The consular court jurisdiction, then, was exercised in countries whose legal systems at the time were considered so inferior that justice could not be obtained in them by our citizens. The existence of these courts was based on long-established custom and they were justified as the best possible means for securing justice for the few Americans present in those countries. The Ross case, therefore, arose out of, and rests on, very special, confined circumstances, and cannot be applied automatically to the present situation, involving hundreds of

thousands of American citizens in countries with civilized systems of justice. If Congress had established consular courts or some other non-military procedure for trial that did not contain all the protections afforded by Article III and the Fifth and Sixth Amendments for the trial of civilian dependents of military personnel abroad, we would be forced to a detailed analysis of the situation of the civilian dependent population abroad in deciding whether the Ross case should be extended to cover such a case. It is not necessary to do this in the present cases in view of our decision that the form of trial here provided cannot constitutionally be justified.

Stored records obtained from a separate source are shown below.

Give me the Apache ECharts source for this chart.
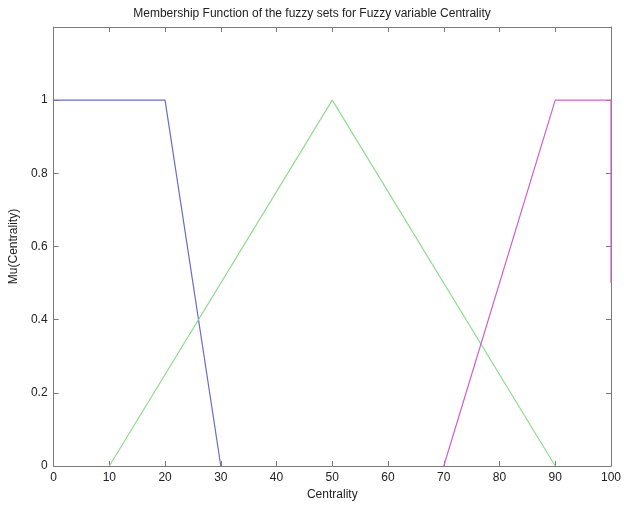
<!DOCTYPE html>
<html>
<head>
<meta charset="utf-8">
<script src="https://cdn.jsdelivr.net/npm/echarts@6/dist/echarts.min.js"></script>
<style>
  html, body { margin: 0; padding: 0; background: #fff; }
  #chart { width: 624px; height: 506px; }
</style>
</head>
<body>
<div id="chart"></div>
<script>
// Membership functions of the three fuzzy sets (x = Centrality, y = membership)
const lowX = [0, 20, 30];
const lowY = [1, 1, 0];
const mediumX = [10, 50, 90];
const mediumY = [0, 1, 0];
const highX = [70, 90, 100, 100];
const highY = [0, 1, 1, 0.5];

const xTicks = [0, 10, 20, 30, 40, 50, 60, 70, 80, 90, 100];
const yTicks = [0, 0.2, 0.4, 0.6, 0.8, 1];

const pairs = (xs, ys) => xs.map((x, i) => [x, ys[i]]);

const font = 'Liberation Sans, Arial, sans-serif';
const axisColor = '#7a7a7a';
const textColor = '#222';

const chart = echarts.init(document.getElementById('chart'));

const baseAxis = {
  axisLine: { show: true, onZero: false, lineStyle: { color: axisColor, width: 1 } },
  axisTick: { show: true, inside: true, length: 5, lineStyle: { color: axisColor } },
  splitLine: { show: false }
};

chart.setOption({
  animation: false,
  backgroundColor: '#fff',
  title: {
    text: 'Membership Function of the fuzzy sets for Fuzzy variable Centrality',
    left: 'center',
    top: 3,
    textStyle: { fontFamily: font, fontSize: 12, fontWeight: 'normal', color: textColor }
  },
  grid: { left: 52, right: 13, top: 27, bottom: 40 },
  xAxis: [
    Object.assign({}, baseAxis, {
      type: 'value', min: 0, max: 100, interval: 10, position: 'bottom',
      name: 'Centrality', nameLocation: 'middle', nameGap: 23,
      nameTextStyle: { fontFamily: font, fontSize: 12, color: textColor },
      axisLabel: {
        fontFamily: font, fontSize: 12, color: textColor, margin: 6,
        formatter: v => xTicks.includes(v) ? String(v) : ''
      }
    }),
    Object.assign({}, baseAxis, {
      type: 'value', min: 0, max: 100, interval: 10, position: 'top',
      axisLabel: { show: false }
    })
  ],
  yAxis: [
    Object.assign({}, baseAxis, {
      type: 'value', min: 0, max: 1.2, interval: 0.2, position: 'left',
      name: 'Mu(Centrality)', nameLocation: 'middle', nameGap: 30, nameRotate: 90,
      nameTextStyle: { fontFamily: font, fontSize: 12, color: textColor },
      axisTick: { show: true, inside: true, length: 5, lineStyle: { color: axisColor },
        customValues: yTicks },
      axisLabel: {
        fontFamily: font, fontSize: 12, color: textColor, margin: 6,
        customValues: yTicks,
        formatter: v => String(+v.toFixed(1))
      }
    }),
    Object.assign({}, baseAxis, {
      type: 'value', min: 0, max: 1.2, interval: 0.2, position: 'right',
      axisTick: { show: true, inside: true, length: 5, lineStyle: { color: axisColor },
        customValues: yTicks },
      axisLabel: { show: false }
    })
  ],
  series: [
    {
      name: 'Low', type: 'line', data: pairs(lowX, lowY), showSymbol: false,
      lineStyle: { color: '#6b6bcc', width: 1.2 }, itemStyle: { color: '#6b6bcc' }
    },
    {
      name: 'Medium', type: 'line', data: pairs(mediumX, mediumY), showSymbol: false,
      lineStyle: { color: '#8fdc8f', width: 1.2 }, itemStyle: { color: '#8fdc8f' }
    },
    {
      name: 'High', type: 'line', data: pairs(highX, highY), showSymbol: false,
      lineStyle: { color: '#d060d0', width: 1.2 }, itemStyle: { color: '#d060d0' }
    }
  ]
});
</script>
</body>
</html>
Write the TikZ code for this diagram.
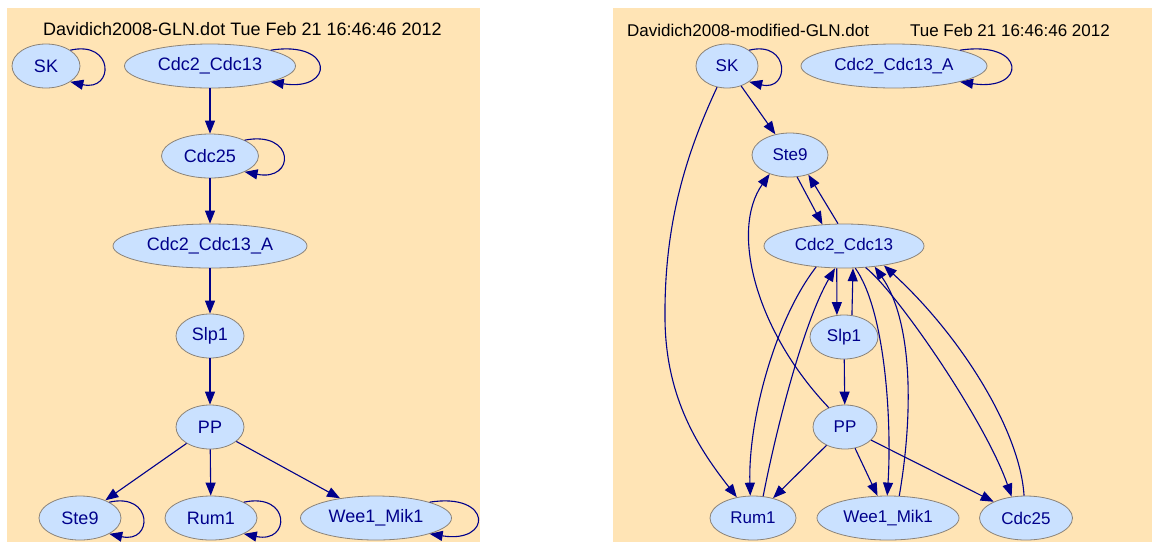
\documentclass[tikz,border=0pt]{standalone}
\usepackage{fontspec}
\setmainfont{Liberation Sans}
\usetikzlibrary{shapes.geometric, arrows.meta}

\definecolor{panelbg}{HTML}{FFE4B5}
\definecolor{genefill}{HTML}{CAE1FF}
\definecolor{geneline}{HTML}{8B8378}
\definecolor{arcblue}{HTML}{00008B}

\tikzset{
  gene/.style={ellipse, draw=geneline, fill=genefill, line width=0.8pt,
    text=arcblue, inner xsep=2pt, inner ysep=2pt, minimum height=44pt},
  arc/.style={draw=arcblue, line width=1.1pt, -{Triangle[length=13pt,width=10pt]}},
  title/.style={text=black, inner sep=0pt}
}

\begin{document}
\begin{tikzpicture}[x=1pt,y=-1pt]
    \useasboundingbox (0,0) rectangle (1154,542);

    % the two panels
    \fill[panelbg] (7,8) rectangle (480,542);
    \fill[panelbg] (613,8) rectangle (1152,542);

    % left: original network
    \begin{scope}[font=\fontsize{18}{22}\selectfont]
        \node[title] (fileL) at (242.5,29) {Davidich2008-GLN.dot Tue Feb 21 16:46:46 2012};

        \node[gene, minimum width=68pt] (skL) at (46,66) {SK};
        \node[gene, minimum width=171pt] (cdcL) at (210,66) {Cdc2\_Cdc13};
        \node[gene, minimum width=97pt] (cdc25L) at (210,156) {Cdc25};
        \node[gene, minimum width=194pt] (cdcaL) at (210,246) {Cdc2\_Cdc13\_A};
        \node[gene, minimum width=68pt] (slpL) at (210,336) {Slp1};
        \node[gene, minimum width=68pt] (ppL) at (210,427) {PP};
        \node[gene, minimum width=82pt] (steL) at (80,518) {Ste9};
        \node[gene, minimum width=92pt] (rumL) at (211,518) {Rum1};
        \node[gene, minimum width=151pt] (weeL) at (376,518) {Wee1\_Mik1};

        % self loops
        \draw[arc] (skL.north east) .. controls +(44,-10) and +(44,10) .. (skL.south east);
        \draw[arc] (cdcL.north east) .. controls +(64,-10) and +(64,10) .. (cdcL.south east);
        \draw[arc] (cdc25L.north east) .. controls +(51,-10) and +(51,10) .. (cdc25L.south east);
        \draw[arc] (steL.north east) .. controls +(44,-10) and +(44,10) .. (steL.south east);
        \draw[arc] (rumL.north east) .. controls +(47,-10) and +(47,10) .. (rumL.south east);
        \draw[arc] (weeL.north east) .. controls +(63,-10) and +(63,10) .. (weeL.south east);

        % chain down
        \draw[arc] (cdcL) -- (cdc25L);
        \draw[arc] (cdc25L) -- (cdcaL);
        \draw[arc] (cdcaL) -- (slpL);
        \draw[arc] (slpL) -- (ppL);
        \draw[arc] (ppL) -- (steL);
        \draw[arc] (ppL) -- (rumL);
        \draw[arc] (ppL) -- (weeL);
    \end{scope}

    % right: modified network
    \begin{scope}[font=\fontsize{17}{21}\selectfont]
        \node[title, anchor=west] (fileR) at (627,30) {Davidich2008-modified-GLN.dot};
        \node[title, anchor=east] (dateR) at (1110,30) {Tue Feb 21 16:46:46 2012};

        \node[gene, minimum width=62pt] (skR) at (727,66) {SK};
        \node[gene, minimum width=186pt] (cdcaR) at (894,66) {Cdc2\_Cdc13\_A};
        \node[gene, minimum width=76pt] (steR) at (790,155) {Ste9};
        \node[gene, minimum width=160pt] (cdcR) at (844,246) {Cdc2\_Cdc13};
        \node[gene, minimum width=68pt] (slpR) at (844,337) {Slp1};
        \node[gene, minimum width=64pt] (ppR) at (845,427) {PP};
        \node[gene, minimum width=86pt] (rumR) at (753,518) {Rum1};
        \node[gene, minimum width=142pt] (weeR) at (888,518) {Wee1\_Mik1};
        \node[gene, minimum width=93pt] (cdc25R) at (1026,518) {Cdc25};

        % self loops
        \draw[arc] (skR.north east) .. controls +(41,-10) and +(41,10) .. (skR.south east);
        \draw[arc] (cdcaR.north east) .. controls +(67,-10) and +(67,10) .. (cdcaR.south east);

        % SK
        \draw[arc] (skR) -- (steR);
        \draw[arc] (skR) .. controls (683,160) and (664,230) .. (665,320)
            .. controls (666,400) and (700,450) .. (rumR);

        % Ste9 and Slp1 pairs
        \draw[arc] (steR.-72) -- (cdcR.135);
        \draw[arc] (cdcR.105) -- (steR.-47);
        \draw[arc] (cdcR.-108) -- (slpR.108);
        \draw[arc] (slpR.70) -- (cdcR.-68);
        \draw[arc] (slpR) -- (ppR);

        % PP
        \draw[arc] (ppR.130) .. controls (755,330) and (730,230) .. (steR.223);
        \draw[arc] (ppR) -- (rumR);
        \draw[arc] (ppR) -- (weeR);
        \draw[arc] (ppR) -- (cdc25R);

        % Cdc2_Cdc13 to and from the bottom row
        \draw[arc] (cdcR.-143) .. controls (775,320) and (748,420) .. (rumR.97);
        \draw[arc] (rumR.65) .. controls (778,420) and (805,320) .. (cdcR.-112);
        \draw[arc] (cdcR.-63) .. controls (885,310) and (892,420) .. (weeR.92);
        \draw[arc] (weeR.63) .. controls (914,410) and (912,320) .. (cdcR.-34);
        \draw[arc] (cdcR.-45) .. controls (895,290) and (985,420) .. (cdc25R.124);
        \draw[arc] (cdc25R.95) .. controls (1020,430) and (960,335) .. (cdcR.-26);
    \end{scope}

\end{tikzpicture}
\end{document}
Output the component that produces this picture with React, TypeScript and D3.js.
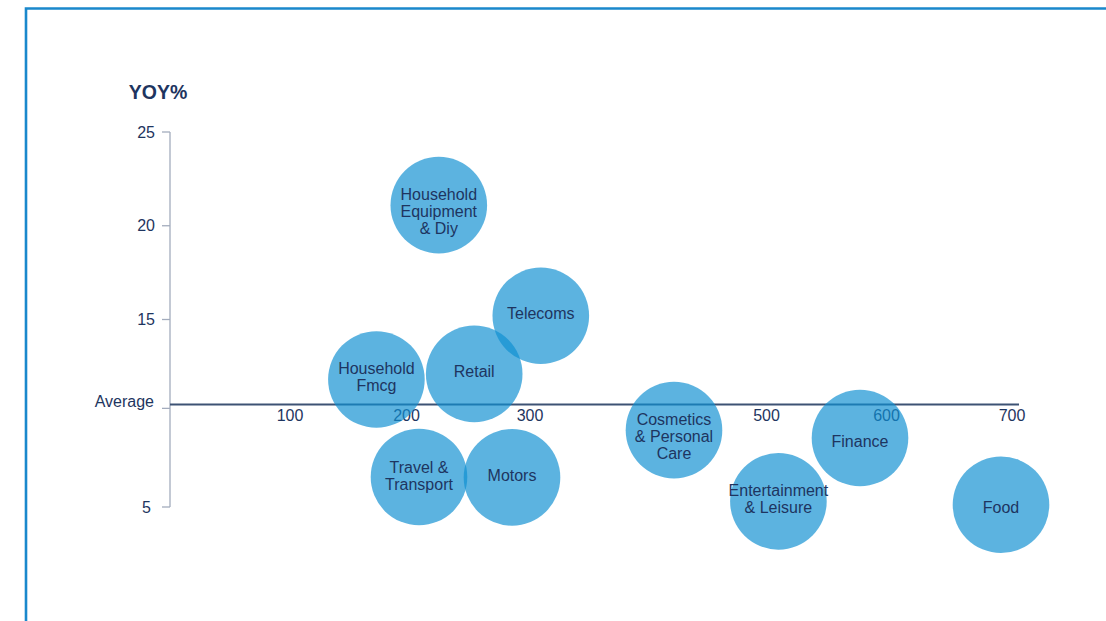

The Government, apparently recognizing the constitutional basis for the decision in Ross, has, on rehearing, sought to show that civilians in general and civilian dependents in particular have been subject to military order and discipline ever since the colonial period. The materials it has submitted seem too episodic, too meager, to form a solid basis in history, preceding and contemporaneous with the framing of the Constitution, for constitutional adjudication. What has been urged on us falls far too short of proving a well-established practice-to be deemed to be infused into the Constitution-of courtmartial jurisdiction, certainly not in capital cases, over such civilians in time of peace.